By contrast, third parties have demonstrated Terminator's deterministic throughput and low latency. Chelsio's unique data-flow architecture delivers wire-speed throughput with one connection or tens of thousands of connections. Furthermore, Terminator provides equal bandwidth distribution across connections. The T4 ASIC improves latency and integration while maintaining the proven Terminator architecture.

#### **Conclusions**

The concept of network convergence around 10GbE has been discussed in the industry for some time. But changes of this magnitude do not happen overnight. While iSCSI adoption has grown rapidly, a large installed base of FC SANs reside in data centers. To bridge the gap between today's reality and tomorrow's unified network, FCoE has emerged as an alternative to iSCSI for these deployed SANs. Unlike FC, however, Ethernet was not designed for reliable delivery. As a result, FCoE requires enhancements to the Ethernet protocol that are not yet

widely deployed in data-center infrastructures. In parallel, server and network virtualization are orthogonal trends driving system-architecture changes.
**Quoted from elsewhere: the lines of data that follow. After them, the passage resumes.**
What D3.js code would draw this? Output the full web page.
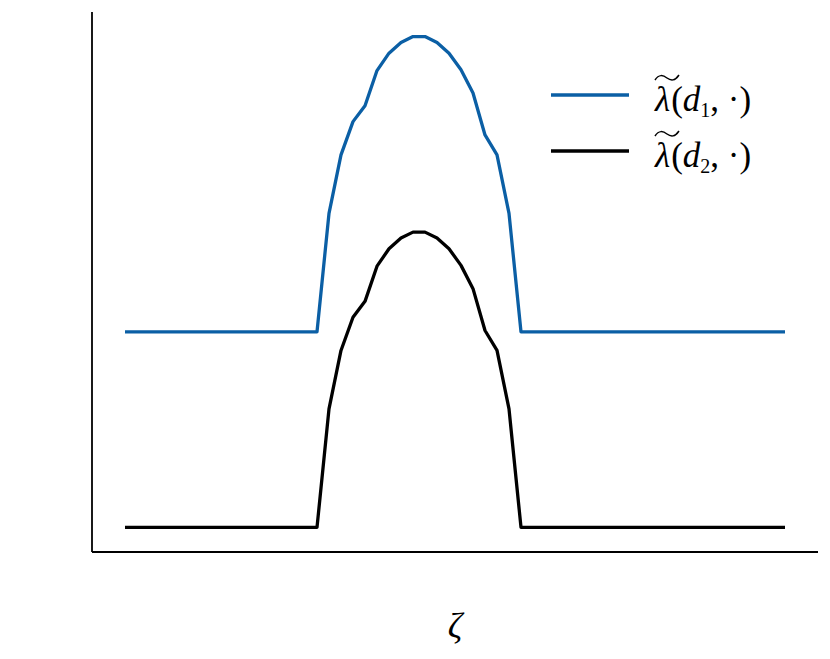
<!DOCTYPE html>
<html>
<head>
<meta charset="utf-8">
<script src="https://cdn.jsdelivr.net/npm/d3@7"></script>
<style>
  body { margin: 0; background: #fff; }
  svg { display: block; }
</style>
</head>
<body>
<div id="chart"></div>
<script>
// grid of zeta samples (index positions)
const zeta = [0,1,2,3,4,5,6,7,8,9,10,11,12,13,14,15,16,17,18,19,20,21,22,23,24,25,26,27,
              28,29,30,31,32,33,34,35,36,37,38,39,40,41,42,43,44,45,46,47,48,49,50,51,52,53,54,55];

// lambda~(d1, .) values
const lambdaD1 = [1,1,1,1,1,1,1,1,1,1,1,1,1,1,1,1,
                  1,1.606,1.905,2.075,2.156,2.336,2.425,2.48,2.51,2.51,2.48,2.425,2.34,2.221,2.007,1.905,1.606,1,
                  1,1,1,1,1,1,1,1,1,1,1,1,1,1,1,1,1,1,1,1,1,1];

// lambda~(d2, .) values
const lambdaD2 = [0,0,0,0,0,0,0,0,0,0,0,0,0,0,0,0,
                  0,0.606,0.905,1.075,1.156,1.336,1.425,1.48,1.51,1.51,1.48,1.425,1.34,1.221,1.007,0.905,0.606,0,
                  0,0,0,0,0,0,0,0,0,0,0,0,0,0,0,0,0,0,0,0,0,0];

const seriesNames = ['d1', 'd2'];
const seriesColors = ['#0b5fa5', '#000000'];

const width = 830, height = 659;
const margin = { left: 92, right: 12, top: 12, bottom: 107 };

const svg = d3.select('#chart').append('svg')
    .attr('width', width)
    .attr('height', height);

// 5% padding like an autoscaled plot
function padded(ext) {
    const p = (ext[1] - ext[0]) * 0.05;
    return [ext[0] - p, ext[1] + p];
}

const x = d3.scaleLinear()
    .domain(padded(d3.extent(zeta)))
    .range([margin.left, width - margin.right]);

const allY = lambdaD1.concat(lambdaD2);
const y = d3.scaleLinear()
    .domain(padded(d3.extent(allY)))
    .range([height - margin.bottom, margin.top]);

const line = d3.line()
    .x((d, i) => x(zeta[i]))
    .y(d => y(d));

// data lines
[lambdaD1, lambdaD2].forEach((vals, k) => {
    svg.append('path')
        .datum(vals)
        .attr('fill', 'none')
        .attr('stroke', seriesColors[k])
        .attr('stroke-width', 3.3)
        .attr('stroke-linejoin', 'round')
        .attr('d', line);
});

// spines (left and bottom only)
const spine = svg.append('g')
    .attr('stroke', '#000')
    .attr('stroke-width', 1.8)
    .attr('fill', 'none');
spine.append('line')
    .attr('x1', margin.left).attr('x2', margin.left)
    .attr('y1', margin.top).attr('y2', height - margin.bottom);
spine.append('line')
    .attr('x1', margin.left).attr('x2', width - margin.right)
    .attr('y1', height - margin.bottom).attr('y2', height - margin.bottom);

// x label
svg.append('text')
    .attr('x', (margin.left + width - margin.right) / 2)
    .attr('y', 638)
    .attr('text-anchor', 'middle')
    .attr('font-family', 'Liberation Serif, serif')
    .attr('font-style', 'italic')
    .attr('font-size', 36)
    .text('ζ');

// legend
const legend = svg.append('g')
    .attr('font-family', 'Liberation Serif, serif')
    .attr('font-size', 35);

seriesNames.forEach((name, k) => {
    const ly = 95 + k * 56;
    legend.append('line')
        .attr('x1', 551).attr('x2', 629)
        .attr('y1', ly).attr('y2', ly)
        .attr('stroke', seriesColors[k])
        .attr('stroke-width', 3.3);

    const t = legend.append('text')
        .attr('x', 655)
        .attr('y', ly + 16);
    t.append('tspan').attr('font-style', 'italic').text('λ');
    t.append('tspan').attr('dx', 1).text('(');
    t.append('tspan').attr('font-style', 'italic').text('d');
    t.append('tspan').attr('font-size', 20).attr('dy', 6).text(name.slice(1));
    t.append('tspan').attr('dy', -6).text(', ·)');

    // wide tilde over lambda
    const tx = 655, ty = ly - 18;
    legend.append('path')
        .attr('d', `M${tx},${ty + 3} C${tx + 4},${ty - 3} ${tx + 8},${ty - 2} ${tx + 12},${ty + 1} S${tx + 20},${ty + 4} ${tx + 24},${ty - 2}`)
        .attr('fill', 'none')
        .attr('stroke', '#000')
        .attr('stroke-width', 1.5);
});
</script>
</body>
</html>
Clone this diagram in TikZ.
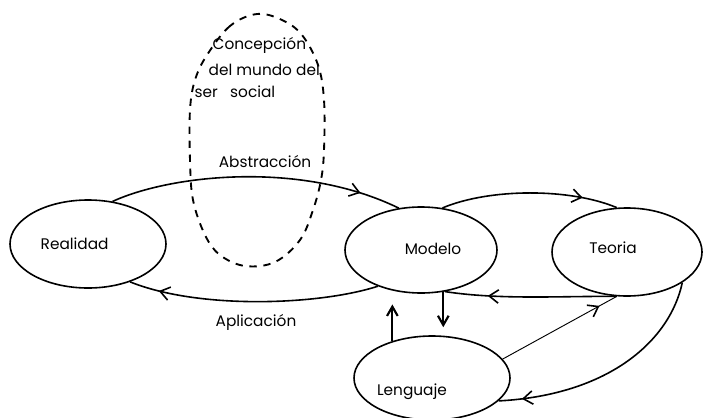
\documentclass[tikz,border=0pt]{standalone}
\usepackage{fontspec}
\setmainfont{Poppins}
\usetikzlibrary{shapes.geometric,arrows.meta,decorations.markings,calc}
\begin{document}
\begin{tikzpicture}[x=0.75pt,y=-0.75pt,
  every node/.style={font=\fontsize{11.5}{13}\selectfont},
  ell/.style={draw, ellipse, line width=1.2pt, inner sep=0pt},
  conn/.style={line width=1.2pt},
  thinconn/.style={line width=0.7pt},
  barb/.tip={Straight Barb[length=7pt,width=10pt,line width=1.2pt]},
  vbarb/.tip={Straight Barb[length=7pt,width=8pt,line width=1.6pt]},
  midarrow/.style={postaction={decorate},decoration={markings,mark=at position #1 with {\arrow{barb}}}},
  loopline/.style={dash pattern=on 5.5pt off 5pt, line width=1.4pt}
]
\useasboundingbox (0,0) rectangle (705,417);

% ellipses
\node[ell, minimum width=117pt, minimum height=66pt, label={[xshift=-10pt]center:Realidad}] (real) at (88,244) {};
\node[ell, minimum width=114pt, minimum height=64.5pt, label={[xshift=9pt,yshift=1pt]center:Modelo}] (mod) at (421,250) {};
\node[ell, minimum width=112.5pt, minimum height=66pt, label={[xshift=-10.5pt,yshift=3pt]center:Teoria}] (teo) at (627,252) {};
\node[ell, minimum width=117pt, minimum height=63pt, label={[xshift=-15pt,yshift=-10pt]center:Lenguaje}] (lang) at (432,378) {};

% dashed loop
\draw[loopline] plot[smooth cycle, tension=0.6] coordinates {
  (257,14) (230,26) (207,55) (195,80) (190,110) (190,160) (193,200)
  (205,235) (220,255) (245,266) (275,262) (300,240) (313,210) (321,180)
  (324,150) (324,100) (318,65) (302,35) (282,20)};
\node[anchor=west] (c1) at (208,45) {Concepción};
\node[anchor=west] (c2) at (204,70) {del mundo del};
\node[anchor=west] (c3) at (190,92) {ser\hspace{0.8em}social};

% connectors
\draw[conn, midarrow=0.86] (real.60) .. controls (170,175) and (300,160) .. (mod.118);
\node (abs) at (265,162) {Abstracción};
\draw[conn, midarrow=0.88] (mod.220) .. controls (320,305) and (200,310) .. (real.318);
\node (apl) at (256,322) {Aplicación};

\draw[conn, midarrow=0.8] (mod.63) .. controls (490,188) and (570,188) .. (teo.103);
\draw[conn, midarrow=0.75] (teo.257) .. controls (560,296) and (500,300) .. (mod.300);

\draw[conn, line width=1.5pt, -{vbarb}, shorten >=6pt] (mod.298) -- (mod.298 |- lang.north);
\draw[conn, line width=1.5pt, -{vbarb}, shorten >=8pt] (lang.137) -- (lang.137 |- mod.south);

\draw[thinconn, midarrow=0.85] (lang.15) -- (teo.257);
\draw[conn, midarrow=0.9] (teo.331) .. controls (670,340) and (610,395) .. (lang.341);
\end{tikzpicture}
\end{document}
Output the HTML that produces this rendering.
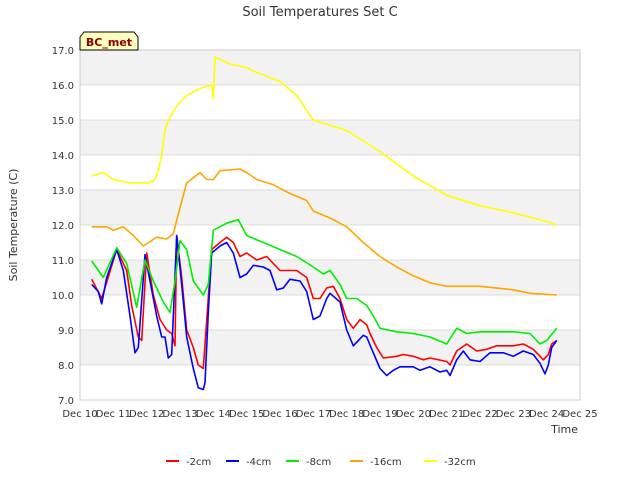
<!DOCTYPE html>
<html><head><meta charset="utf-8"><style>
body{margin:0;background:#fff;font-family:"Liberation Sans","DejaVu Sans",sans-serif}
svg text{font-family:"DejaVu Sans","Liberation Sans",sans-serif}
</style></head><body>
<svg id="c" width="640" height="480" xmlns="http://www.w3.org/2000/svg">
<text x="320" y="16" text-anchor="middle" font-size="13" fill="#333">Soil Temperatures Set C</text>
<g id="grid"></g><g id="series"></g><g id="axes"></g>
<text transform="translate(17,225) rotate(-90)" text-anchor="middle" font-size="11" fill="#333">Soil Temperature (C)</text>
<text x="578" y="433" text-anchor="end" font-size="11" fill="#333">Time</text>
<g><path d="M80,50 L80,37 L84,32 L134,32 L138,37 L138,50 Z" fill="#ffffc0" stroke="#000"/><text x="109" y="46" text-anchor="middle" font-size="11" font-weight="bold" fill="#8b0000">BC_met</text></g>
<g id="legend"></g>
</svg>
<script>
const yTicks=[7,8,9,10,11,12,13,14,15,16,17];
const xTickLabels=["Dec 10","Dec 11","Dec 12","Dec 13","Dec 14","Dec 15","Dec 16","Dec 17","Dec 18","Dec 19","Dec 20","Dec 21","Dec 22","Dec 23","Dec 24","Dec 25"];
const seriesNames=["-2cm","-4cm","-8cm","-16cm","-32cm"];
const seriesColors=["#ff0000","#0000ff","#00ee00","#ffa500","#ffff00"];
const t2=[0.35,0.65,1.1,1.4,1.55,1.75,1.85,2.0,2.2,2.4,2.6,2.75,2.85,2.9,3.05,3.2,3.4,3.55,3.7,3.95,4.2,4.4,4.6,4.8,5.0,5.3,5.6,5.8,6.0,6.5,6.8,7.0,7.2,7.4,7.6,7.8,8.0,8.2,8.4,8.6,8.7,8.9,9.1,9.5,9.7,10,10.3,10.5,11.0,11.1,11.3,11.6,11.9,12.2,12.5,13.0,13.3,13.6,13.9,14.05,14.15,14.3];
const v2=[10.45,9.9,11.3,10.7,9.7,8.8,8.7,11.2,10.0,9.3,9.0,8.9,8.55,11.7,10.5,9.0,8.5,8.0,7.9,11.3,11.5,11.65,11.5,11.1,11.2,11.0,11.1,10.9,10.7,10.7,10.5,9.9,9.9,10.2,10.25,9.9,9.3,9.05,9.3,9.15,8.9,8.5,8.2,8.25,8.3,8.25,8.15,8.2,8.1,8.0,8.4,8.6,8.4,8.45,8.55,8.55,8.6,8.45,8.15,8.3,8.6,8.7];
const t4=[0.35,0.55,0.65,0.8,1.1,1.3,1.5,1.65,1.75,1.95,2.1,2.3,2.45,2.55,2.65,2.75,2.9,3.05,3.2,3.4,3.55,3.7,3.75,3.85,3.95,4.2,4.4,4.6,4.8,5.0,5.2,5.5,5.7,5.9,6.1,6.3,6.6,6.8,7.0,7.2,7.4,7.5,7.8,8.0,8.2,8.5,8.6,8.8,9.0,9.2,9.4,9.6,10,10.2,10.5,10.8,11.0,11.1,11.3,11.5,11.7,12.0,12.3,12.7,13.0,13.3,13.6,13.8,13.95,14.05,14.15,14.3];
const v4=[10.3,10.1,9.75,10.5,11.3,10.7,9.4,8.35,8.5,11.15,10.4,9.4,8.8,8.8,8.2,8.3,11.7,10.3,8.8,7.9,7.35,7.3,7.5,9.5,11.2,11.4,11.5,11.2,10.5,10.6,10.85,10.8,10.7,10.15,10.2,10.45,10.4,10.1,9.3,9.4,9.9,10.05,9.8,9.0,8.55,8.85,8.8,8.35,7.9,7.7,7.85,7.95,7.95,7.85,7.95,7.8,7.85,7.7,8.15,8.4,8.15,8.1,8.35,8.35,8.25,8.4,8.3,8.05,7.75,8.0,8.5,8.7];
const t8=[0.35,0.7,1.1,1.4,1.7,1.95,2.2,2.5,2.7,2.85,3.0,3.2,3.4,3.7,3.85,4.0,4.4,4.75,5.0,5.5,6.0,6.5,7.0,7.3,7.5,7.8,8.0,8.3,8.6,8.8,9.0,9.5,10,10.5,11.0,11.3,11.6,12.0,13.0,13.5,13.8,14.0,14.3];
const v8=[10.97,10.5,11.35,10.9,9.65,11.0,10.4,9.8,9.5,10.4,11.55,11.3,10.4,10.0,10.3,11.85,12.05,12.15,11.7,11.5,11.3,11.1,10.8,10.6,10.7,10.3,9.9,9.9,9.7,9.4,9.05,8.95,8.9,8.8,8.6,9.05,8.9,8.95,8.95,8.9,8.6,8.7,9.05];
const t16=[0.35,0.8,1.0,1.3,1.6,1.9,2.3,2.6,2.8,3.0,3.2,3.6,3.8,4.0,4.2,4.8,5.0,5.3,5.8,6.3,6.8,7.0,7.5,8.0,8.5,9.0,9.5,10.0,10.5,11.0,12.0,13.0,13.5,14.3];
const v16=[11.95,11.95,11.85,11.95,11.7,11.4,11.65,11.6,11.75,12.5,13.2,13.5,13.3,13.3,13.55,13.6,13.5,13.3,13.15,12.9,12.7,12.4,12.2,11.95,11.5,11.1,10.8,10.55,10.35,10.25,10.25,10.15,10.05,10.0];
const t32=[0.35,0.7,1.0,1.5,2.0,2.2,2.3,2.45,2.55,2.65,2.9,3.2,3.6,3.95,4.0,4.05,4.5,5.0,5.2,6.0,6.5,7.0,8.0,9.0,10.0,11.0,12.0,13.0,14.0,14.3];
const v32=[13.4,13.5,13.3,13.2,13.2,13.25,13.4,14.0,14.7,15.0,15.4,15.7,15.9,16.0,15.6,16.8,16.6,16.5,16.4,16.1,15.7,15.0,14.7,14.1,13.4,12.85,12.55,12.35,12.1,12.0];
const L=80,R=580,T=50,B=400;
const X=d=>L+d*(R-L)/15, Y=v=>B-(v-7)*(B-T)/10;
const NS="http://www.w3.org/2000/svg";
function mk(tag,attrs,parent){const e=document.createElementNS(NS,tag);for(const k in attrs)e.setAttribute(k,attrs[k]);parent.appendChild(e);return e;}
const grid=document.getElementById('grid'),axes=document.getElementById('axes'),ser=document.getElementById('series'),leg=document.getElementById('legend');
for(let i=0;i<yTicks.length-1;i++){if(i%2===1){const r=mk('rect',{x:L,y:Y(yTicks[i+1]),width:R-L,height:Y(yTicks[i])-Y(yTicks[i+1]),fill:'#f2f2f2'},grid);

}}
yTicks.forEach(v=>{const l=mk('line',{x1:L,x2:R,y1:Y(v),y2:Y(v),stroke:'#dcdcdc'},grid);


const t=mk('text',{x:L-6,y:Y(v)+4,'text-anchor':'end','font-size':10,fill:'#333'},axes);t.textContent=v.toFixed(1);

});
mk('rect',{x:L,y:T,width:R-L,height:B-T,fill:'none',stroke:'#ccc'},axes);
xTickLabels.forEach((s,i)=>{const t=mk('text',{x:X(i),y:B+17,'text-anchor':'middle','font-size':10,fill:'#333'},axes);t.textContent=s;

});
const TS=[t2,t4,t8,t16,t32],VS=[v2,v4,v8,v16,v32];
TS.forEach((ts,k)=>{const d=ts.map((t,i)=>(i?'L':'M')+X(t).toFixed(1)+','+Y(VS[k][i]).toFixed(1)).join(' ');
const p=mk('path',{d:d,fill:'none',stroke:seriesColors[k],'stroke-width':1.6,'stroke-linejoin':'round'},ser);

});
const lx=[166,226,286,350,424];
seriesNames.forEach((n,k)=>{const g=mk('g',{},leg);


mk('line',{x1:lx[k],x2:lx[k]+13,y1:461,y2:461,stroke:seriesColors[k],'stroke-width':2},g);
const t=mk('text',{x:lx[k]+20,y:465,'font-size':10,fill:'#333'},g);t.textContent=n;});
</script>
</body></html>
Against this backdrop of diverse and dynamic requirements, creating a universal 10GbE controller is a daunting task. Offloading protocols such as iSCSI and iWARP requires a reliable high-performance underlying TCP engine. For storage and cluster traffic alike, latency is increasingly important. Virtualization requires significant new hardware functions to support both VM isolation and VM-to-VM communication. Finally, a universal design must deliver a high level of integration to meet the space and cost requirements of LOM and mezzanine designs.

With its fourth-generation ASIC, Chelsio has taken the unified wire to the next level. T4 delivers an unmatched feature set combined with a single-chip design. No other vendor can offer a single SKU for TOE, iSCSI, FCoE, and iWARP. Why settle for partial solutions to server connectivity when Chelsio makes a universal solution today?